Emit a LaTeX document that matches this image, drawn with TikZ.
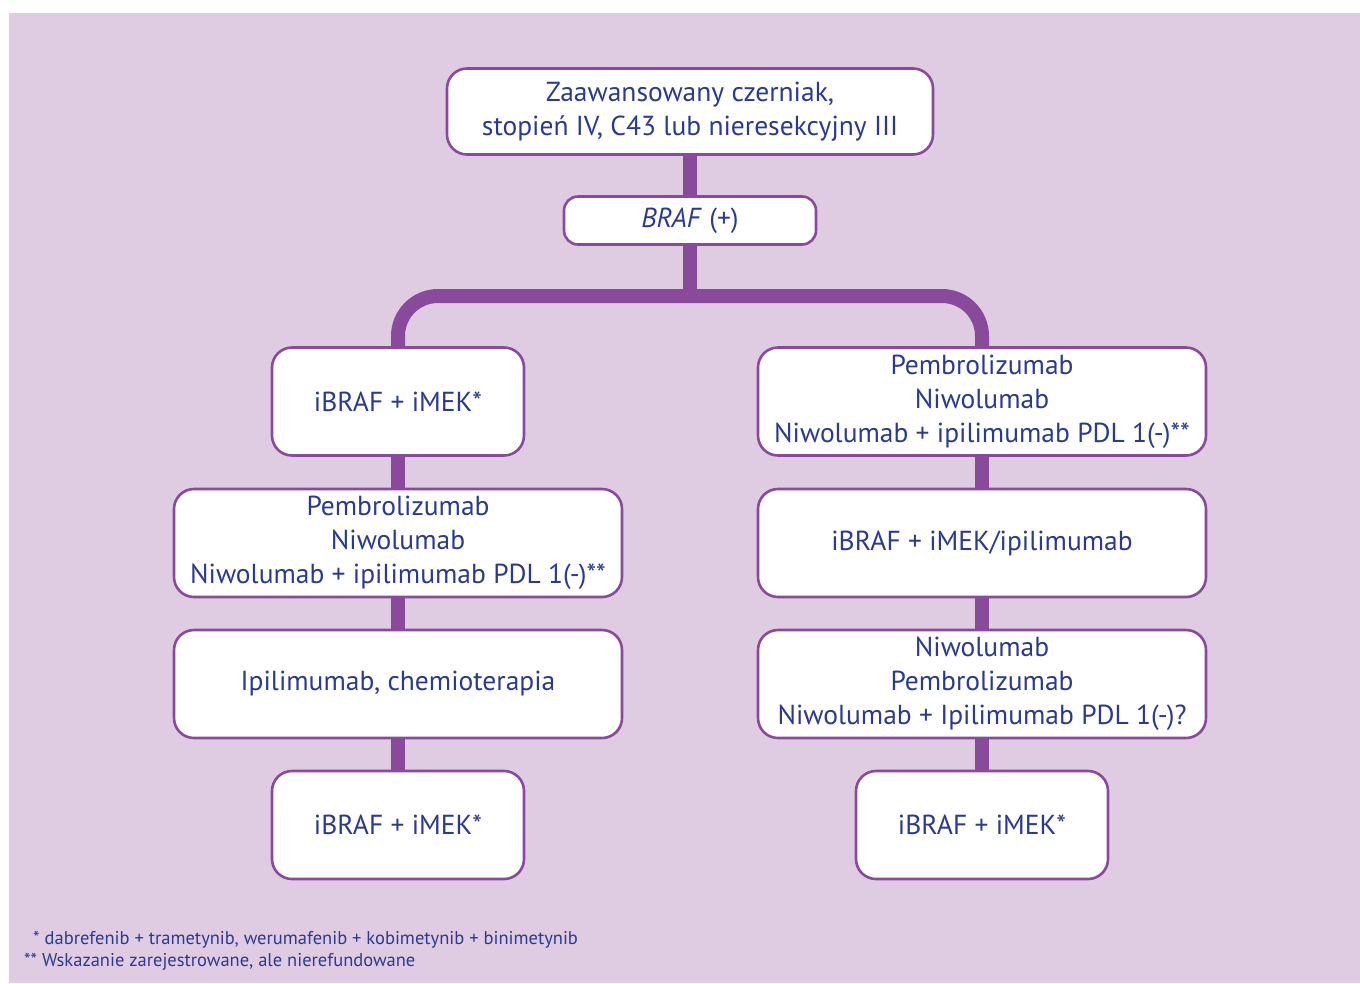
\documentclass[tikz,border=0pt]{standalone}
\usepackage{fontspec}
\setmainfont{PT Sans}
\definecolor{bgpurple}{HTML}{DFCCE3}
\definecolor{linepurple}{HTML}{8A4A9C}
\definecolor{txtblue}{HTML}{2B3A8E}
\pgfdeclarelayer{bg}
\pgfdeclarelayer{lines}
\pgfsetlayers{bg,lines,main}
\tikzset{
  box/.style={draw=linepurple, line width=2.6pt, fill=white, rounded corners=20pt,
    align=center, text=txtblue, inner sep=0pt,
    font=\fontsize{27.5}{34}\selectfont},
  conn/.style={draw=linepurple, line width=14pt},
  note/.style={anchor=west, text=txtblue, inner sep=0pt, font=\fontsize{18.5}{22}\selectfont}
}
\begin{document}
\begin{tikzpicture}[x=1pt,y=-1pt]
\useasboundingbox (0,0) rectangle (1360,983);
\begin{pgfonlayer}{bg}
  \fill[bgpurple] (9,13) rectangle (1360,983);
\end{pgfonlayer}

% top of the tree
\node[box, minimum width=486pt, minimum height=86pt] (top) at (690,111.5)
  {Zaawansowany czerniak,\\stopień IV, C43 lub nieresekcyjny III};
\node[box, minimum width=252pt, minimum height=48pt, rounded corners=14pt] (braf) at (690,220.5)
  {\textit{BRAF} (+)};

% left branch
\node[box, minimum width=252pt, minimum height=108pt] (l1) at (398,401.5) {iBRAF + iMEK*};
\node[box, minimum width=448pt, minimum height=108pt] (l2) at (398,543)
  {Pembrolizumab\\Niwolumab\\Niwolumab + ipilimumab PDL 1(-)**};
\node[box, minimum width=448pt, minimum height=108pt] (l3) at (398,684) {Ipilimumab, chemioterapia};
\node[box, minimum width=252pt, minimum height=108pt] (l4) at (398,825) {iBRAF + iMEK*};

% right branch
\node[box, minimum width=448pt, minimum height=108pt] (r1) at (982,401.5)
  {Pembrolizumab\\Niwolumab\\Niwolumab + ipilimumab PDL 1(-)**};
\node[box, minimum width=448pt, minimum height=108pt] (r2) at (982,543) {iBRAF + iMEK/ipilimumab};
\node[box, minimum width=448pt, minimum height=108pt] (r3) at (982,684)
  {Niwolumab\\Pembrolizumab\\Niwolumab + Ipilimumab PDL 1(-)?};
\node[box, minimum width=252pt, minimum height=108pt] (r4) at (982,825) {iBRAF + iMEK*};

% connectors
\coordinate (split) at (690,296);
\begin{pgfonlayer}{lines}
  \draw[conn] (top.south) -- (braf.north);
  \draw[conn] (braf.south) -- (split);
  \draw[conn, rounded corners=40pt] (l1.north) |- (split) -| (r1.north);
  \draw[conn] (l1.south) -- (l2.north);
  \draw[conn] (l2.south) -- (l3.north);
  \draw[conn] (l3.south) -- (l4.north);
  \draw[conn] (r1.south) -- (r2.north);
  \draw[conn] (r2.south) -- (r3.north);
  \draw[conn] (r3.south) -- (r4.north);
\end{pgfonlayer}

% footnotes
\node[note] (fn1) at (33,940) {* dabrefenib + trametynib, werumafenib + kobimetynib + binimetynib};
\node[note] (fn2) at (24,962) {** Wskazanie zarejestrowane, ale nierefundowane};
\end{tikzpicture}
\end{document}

______________________________

## OBJECTIVE:
Pictures are excluded: retype only the lines from the beginning of the listing above through the line with "minimum height=108pt] (r4)", both included.

## WRITTEN RESPONSE:
Emit a LaTeX document that matches this image, drawn with TikZ.
\documentclass[tikz,border=0pt]{standalone}
\usepackage{fontspec}
\setmainfont{PT Sans}
\definecolor{bgpurple}{HTML}{DFCCE3}
\definecolor{linepurple}{HTML}{8A4A9C}
\definecolor{txtblue}{HTML}{2B3A8E}
\pgfdeclarelayer{bg}
\pgfdeclarelayer{lines}
\pgfsetlayers{bg,lines,main}
\tikzset{
  box/.style={draw=linepurple, line width=2.6pt, fill=white, rounded corners=20pt,
    align=center, text=txtblue, inner sep=0pt,
    font=\fontsize{27.5}{34}\selectfont},
  conn/.style={draw=linepurple, line width=14pt},
  note/.style={anchor=west, text=txtblue, inner sep=0pt, font=\fontsize{18.5}{22}\selectfont}
}
\begin{document}
\begin{tikzpicture}[x=1pt,y=-1pt]
\useasboundingbox (0,0) rectangle (1360,983);
\begin{pgfonlayer}{bg}
  \fill[bgpurple] (9,13) rectangle (1360,983);
\end{pgfonlayer}

% top of the tree
\node[box, minimum width=486pt, minimum height=86pt] (top) at (690,111.5)
  {Zaawansowany czerniak,\\stopień IV, C43 lub nieresekcyjny III};
\node[box, minimum width=252pt, minimum height=48pt, rounded corners=14pt] (braf) at (690,220.5)
  {\textit{BRAF} (+)};

% left branch
\node[box, minimum width=252pt, minimum height=108pt] (l1) at (398,401.5) {iBRAF + iMEK*};
\node[box, minimum width=448pt, minimum height=108pt] (l2) at (398,543)
  {Pembrolizumab\\Niwolumab\\Niwolumab + ipilimumab PDL 1(-)**};
\node[box, minimum width=448pt, minimum height=108pt] (l3) at (398,684) {Ipilimumab, chemioterapia};
\node[box, minimum width=252pt, minimum height=108pt] (l4) at (398,825) {iBRAF + iMEK*};

% right branch
\node[box, minimum width=448pt, minimum height=108pt] (r1) at (982,401.5)
  {Pembrolizumab\\Niwolumab\\Niwolumab + ipilimumab PDL 1(-)**};
\node[box, minimum width=448pt, minimum height=108pt] (r2) at (982,543) {iBRAF + iMEK/ipilimumab};
\node[box, minimum width=448pt, minimum height=108pt] (r3) at (982,684)
  {Niwolumab\\Pembrolizumab\\Niwolumab + Ipilimumab PDL 1(-)?};
\node[box, minimum width=252pt, minimum height=108pt] (r4) at (982,825) {iBRAF + iMEK*};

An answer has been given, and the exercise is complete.